Start
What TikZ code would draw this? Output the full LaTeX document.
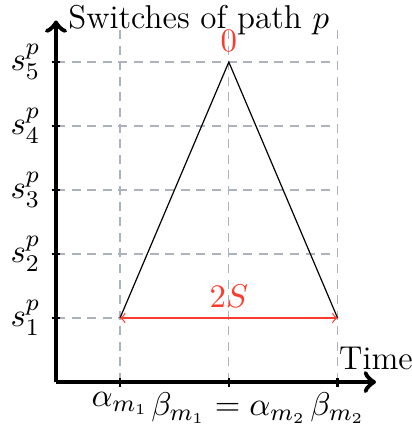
\documentclass[tikz,border=0pt]{standalone}
\usepackage{amsmath}
\definecolor{gridgray}{RGB}{172,178,190}
\definecolor{spanred}{RGB}{250,60,45}
\tikzset{gridline/.style={dashed, gridgray, dash pattern=on 3pt off 2.2pt}}
\begin{document}
\begin{tikzpicture}[x=0.75cm, y=0.75cm, every node/.style={font=\fontsize{11}{13}\selectfont}]
                \useasboundingbox (-0.875, -0.78) rectangle (5.547, 5.97);
                % grid
                \foreach \k in {1,...,5} \draw[gridline] (0, \k) -- (4.4, \k);
                \foreach \t in {1, 2.7, 4.4} \draw[gridline] (\t, 0) -- (\t, 5.53);

                \draw[ultra thick, ->] (0, 0) -- (5, 0) node[above] {Time};
                \draw[ultra thick, ->] (0, 0) -- (0, 5.65) node[right] {Switches of path $p$};

                \foreach \k in {1,...,5} \draw[thick] (-0.07, \k) -- (0.07, \k) node[pos=0, left] {$s_{\k}^{p}$};
                \foreach \t in {1, 2.7, 4.4} \draw[thick] (\t, -0.07) -- (\t, 0.07);

                \node[below] at (1, 0) {$\alpha_{m_1}$};
                \node[below] at (2.7, 0) {$\beta_{m_1} = \alpha_{m_2}$};
                \node[below] at (4.4, 0) {$\beta_{m_2}$};

                \draw (1, 1) -- (2.7, 5) node[above, spanred] {$0$} -- (4.4, 1);
                \draw[<->, spanred] (1, 1) -- (4.4, 1) node[midway, above] {$2S$};
            \end{tikzpicture}
\end{document}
End
# EXERCISE OBJECTIVE
Repeat the lines above exactly, and keep every picture out.

# COMPLETE ANSWER
What TikZ code would draw this? Output the full LaTeX document.
\documentclass[tikz,border=0pt]{standalone}
\usepackage{amsmath}
\definecolor{gridgray}{RGB}{172,178,190}
\definecolor{spanred}{RGB}{250,60,45}
\tikzset{gridline/.style={dashed, gridgray, dash pattern=on 3pt off 2.2pt}}
\begin{document}
\begin{tikzpicture}[x=0.75cm, y=0.75cm, every node/.style={font=\fontsize{11}{13}\selectfont}]
                \useasboundingbox (-0.875, -0.78) rectangle (5.547, 5.97);
                % grid
                \foreach \k in {1,...,5} \draw[gridline] (0, \k) -- (4.4, \k);
                \foreach \t in {1, 2.7, 4.4} \draw[gridline] (\t, 0) -- (\t, 5.53);

                \draw[ultra thick, ->] (0, 0) -- (5, 0) node[above] {Time};
                \draw[ultra thick, ->] (0, 0) -- (0, 5.65) node[right] {Switches of path $p$};

                \foreach \k in {1,...,5} \draw[thick] (-0.07, \k) -- (0.07, \k) node[pos=0, left] {$s_{\k}^{p}$};
                \foreach \t in {1, 2.7, 4.4} \draw[thick] (\t, -0.07) -- (\t, 0.07);

                \node[below] at (1, 0) {$\alpha_{m_1}$};
                \node[below] at (2.7, 0) {$\beta_{m_1} = \alpha_{m_2}$};
                \node[below] at (4.4, 0) {$\beta_{m_2}$};

                \draw (1, 1) -- (2.7, 5) node[above, spanred] {$0$} -- (4.4, 1);
                \draw[<->, spanred] (1, 1) -- (4.4, 1) node[midway, above] {$2S$};
            \end{tikzpicture}
\end{document}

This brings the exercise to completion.